To be done: Leaving out the pictures, retype all the material exactly.

Provided material:
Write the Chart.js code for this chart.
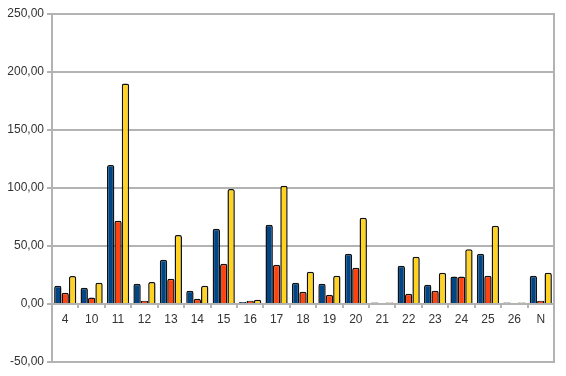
<!DOCTYPE html>
<html>
<head>
<meta charset="utf-8">
<script src="https://cdn.jsdelivr.net/npm/chart.js@4"></script>
<style>
  html, body { margin: 0; padding: 0; background: #fff; }
  #wrap { width: 566px; height: 376px; }
</style>
</head>
<body>
<div id="wrap"><canvas id="myChart"></canvas></div>
<script>
let categories = ['4', '10', '11', '12', '13', '14', '15', '16', '17', '18', '19', '20', '21', '22', '23', '24', '25', '26', 'N'];
let seriesBlue = [15.8, 14, 119.8, 17.5, 38.2, 11.5, 64.9, 1.7, 68.4, 18.4, 17.5, 43.4, 1.4, 33, 16.6, 23.6, 43.4, 1.3, 24.4];
let seriesRed = [9.8, 5.5, 71.8, 2.9, 21.8, 4.6, 34.8, 2.9, 33.9, 10.6, 8, 31.3, 0.8, 8.9, 11.5, 23.6, 24.4, 0.8, 2.9];
let seriesYellow = [24.1, 18.4, 190, 19, 59.5, 15.8, 99.1, 3.7, 102, 27.8, 24.4, 74.4, 1.4, 40.8, 27, 47.1, 67.5, 1.3, 27];
let yTicks = [-50, 0, 50, 100, 150, 200, 250];

const gridGrey = '#b3b3b3';

// grey frame round the plot area (right side is not a grid line)
const framePlugin = {
    id: 'frame',
    beforeDatasetsDraw(chart) {
        const a = chart.chartArea;
        const ctx = chart.ctx;
        ctx.save();
        ctx.strokeStyle = gridGrey;
        ctx.lineWidth = 2;
        ctx.strokeRect(a.left, a.top, a.right - a.left, a.bottom - a.top);
        ctx.restore();
    }
};

function makeSet(data, color) {
    return {
        data: data,
        backgroundColor: color,
        borderColor: '#111',
        borderWidth: 1.5,
        borderSkipped: 'bottom',
        borderRadius: 2,
        barPercentage: 1,
        categoryPercentage: 0.84
    };
}

new Chart(document.getElementById('myChart'), {
    type: 'bar',
    data: {
        labels: categories,
        datasets: [
            makeSet(seriesBlue, '#004586'),
            makeSet(seriesRed, '#ff420e'),
            makeSet(seriesYellow, '#ffd320')
        ]
    },
    options: {
        responsive: true,
        maintainAspectRatio: false,
        animation: false,
        layout: { padding: { top: 14, right: 12, bottom: 14, left: 0 } },
        plugins: {
            legend: { display: false },
            tooltip: { enabled: false }
        },
        scales: {
            x: {
                position: { y: 0 },
                grid: {
                    display: true,
                    drawOnChartArea: false,
                    drawTicks: true,
                    tickLength: 4,
                    color: gridGrey,
                    lineWidth: 2
                },
                border: { display: false },
                ticks: {
                    color: '#333',
                    font: { family: 'Liberation Sans', size: 12 },
                    padding: 4
                }
            },
            y: {
                min: -50,
                max: 250,
                afterBuildTicks(scale) {
                    scale.ticks = yTicks.map(v => ({ value: v }));
                },
                afterFit(scale) {
                    scale.width = 52;
                },
                grid: {
                    color: gridGrey,
                    lineWidth: 2,
                    tickLength: 5
                },
                border: { color: gridGrey, width: 2 },
                ticks: {
                    color: '#333',
                    font: { family: 'Liberation Sans', size: 12 },
                    padding: 3,
                    callback: v => v.toFixed(2).replace('.', ',')
                }
            }
        }
    },
    plugins: [framePlugin]
});
</script>
</body>
</html>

Task response:
Write the Chart.js code for this chart.
<!DOCTYPE html>
<html>
<head>
<meta charset="utf-8">
<script src="https://cdn.jsdelivr.net/npm/chart.js@4"></script>
<style>
  html, body { margin: 0; padding: 0; background: #fff; }
  #wrap { width: 566px; height: 376px; }
</style>
</head>
<body>
<div id="wrap"><canvas id="myChart"></canvas></div>
<script>
let categories = ['4', '10', '11', '12', '13', '14', '15', '16', '17', '18', '19', '20', '21', '22', '23', '24', '25', '26', 'N'];
let seriesBlue = [15.8, 14, 119.8, 17.5, 38.2, 11.5, 64.9, 1.7, 68.4, 18.4, 17.5, 43.4, 1.4, 33, 16.6, 23.6, 43.4, 1.3, 24.4];
let seriesRed = [9.8, 5.5, 71.8, 2.9, 21.8, 4.6, 34.8, 2.9, 33.9, 10.6, 8, 31.3, 0.8, 8.9, 11.5, 23.6, 24.4, 0.8, 2.9];
let seriesYellow = [24.1, 18.4, 190, 19, 59.5, 15.8, 99.1, 3.7, 102, 27.8, 24.4, 74.4, 1.4, 40.8, 27, 47.1, 67.5, 1.3, 27];
let yTicks = [-50, 0, 50, 100, 150, 200, 250];

const gridGrey = '#b3b3b3';

// grey frame round the plot area (right side is not a grid line)
const framePlugin = {
    id: 'frame',
    beforeDatasetsDraw(chart) {
        const a = chart.chartArea;
        const ctx = chart.ctx;
        ctx.save();
        ctx.strokeStyle = gridGrey;
        ctx.lineWidth = 2;
        ctx.strokeRect(a.left, a.top, a.right - a.left, a.bottom - a.top);
        ctx.restore();
    }
};

function makeSet(data, color) {
    return {
        data: data,
        backgroundColor: color,
        borderColor: '#111',
        borderWidth: 1.5,
        borderSkipped: 'bottom',
        borderRadius: 2,
        barPercentage: 1,
        categoryPercentage: 0.84
    };
}

new Chart(document.getElementById('myChart'), {
    type: 'bar',
    data: {
        labels: categories,
        datasets: [
            makeSet(seriesBlue, '#004586'),
            makeSet(seriesRed, '#ff420e'),
            makeSet(seriesYellow, '#ffd320')
        ]
    },
    options: {
        responsive: true,
        maintainAspectRatio: false,
        animation: false,
        layout: { padding: { top: 14, right: 12, bottom: 14, left: 0 } },
        plugins: {
            legend: { display: false },
            tooltip: { enabled: false }
        },
        scales: {
            x: {
                position: { y: 0 },
                grid: {
                    display: true,
                    drawOnChartArea: false,
                    drawTicks: true,
                    tickLength: 4,
                    color: gridGrey,
                    lineWidth: 2
                },
                border: { display: false },
                ticks: {
                    color: '#333',
                    font: { family: 'Liberation Sans', size: 12 },
                    padding: 4
                }
            },
            y: {
                min: -50,
                max: 250,
                afterBuildTicks(scale) {
                    scale.ticks = yTicks.map(v => ({ value: v }));
                },
                afterFit(scale) {
                    scale.width = 52;
                },
                grid: {
                    color: gridGrey,
                    lineWidth: 2,
                    tickLength: 5
                },
                border: { color: gridGrey, width: 2 },
                ticks: {
                    color: '#333',
                    font: { family: 'Liberation Sans', size: 12 },
                    padding: 3,
                    callback: v => v.toFixed(2).replace('.', ',')
                }
            }
        }
    },
    plugins: [framePlugin]
});
</script>
</body>
</html>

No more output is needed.